Put your tiniest fingertip into a jar of raw asafoetida and you won’t be surprised that the flavors you taste closely align with the aromas wafting ripely up to you. Eggy, sharp, a mild, not unpleasant bitterness towards the end. Also there, if you wait for it, is the distinct note of dried onion, a foreshadowing of tastes to come. The gateway to Asafoetida’s flavor secrets is heat in the form of a neutral oil, shimmering hot. A pinch thrown in will sizzle for 5 – 10 seconds, then bloom into savory aromas of leek, garlic, and caramelized onion. Over time, asafoetida’s flavors mellow, dissolving into a richness that infuses every bite or sip but doesn’t overpower. Kitchens of Northern India add it to their popular, tangy curries and stews, while cooks in Southern India use it to deepen the flavors in their lentil dals and rice dishes. This ability to add savory, oniony warmth has made asafoetida a favorite substitute for those avoiding using onions and garlic.

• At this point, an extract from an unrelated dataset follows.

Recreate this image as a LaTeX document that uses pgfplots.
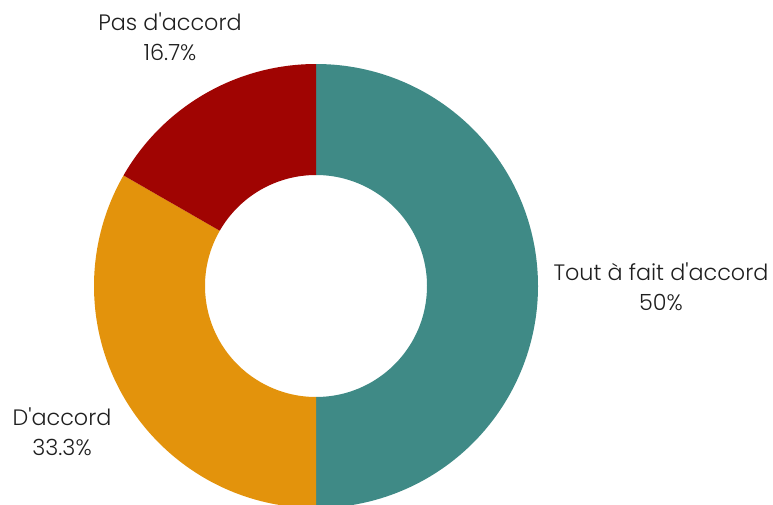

How Do I Use Asafoetida Powder?

Using asafoetida in your Indian cooking for the first time requires a certain amount of bravery. Much like that moment when you first shook drops of fish sauce into your favorite Thai recipe, you had to have faith that those alarming aromas would morph into the magical flavors of an authentic dish done right. Asafoetida is the same. For dal, toss a pinch without fear into oil sizzling with fragrant spices and dried chiles. Wait a few seconds for the aromas to mingle, then pour in your rinsed lentils. In the curries of Northern India, a dash of asafoetida ties together the cumin, cardamom, and coriander in garam masala. Stir the spices in the hot pan for almost a minute before adding a little oil and the protein to brown and coat. For a savory, rich lemon rice fry a small amount with dried chiles, nuts, turmeric, and more. Then fold in your cooked Basmati and lemon. And if you want to avoid onions and garlic, but still want those flavors, this is your go-to. Be sure to keep this strong-smelling spice in an airtight container.

As easy as it is to use, asafoetida has its challenges – the out-of-jar aromas, the harvesting, and even the spelling and pronunciation. But once through those, you’re in the club. The club that knows another secret to creating sublime, authentic, conversation-sparking Indian food.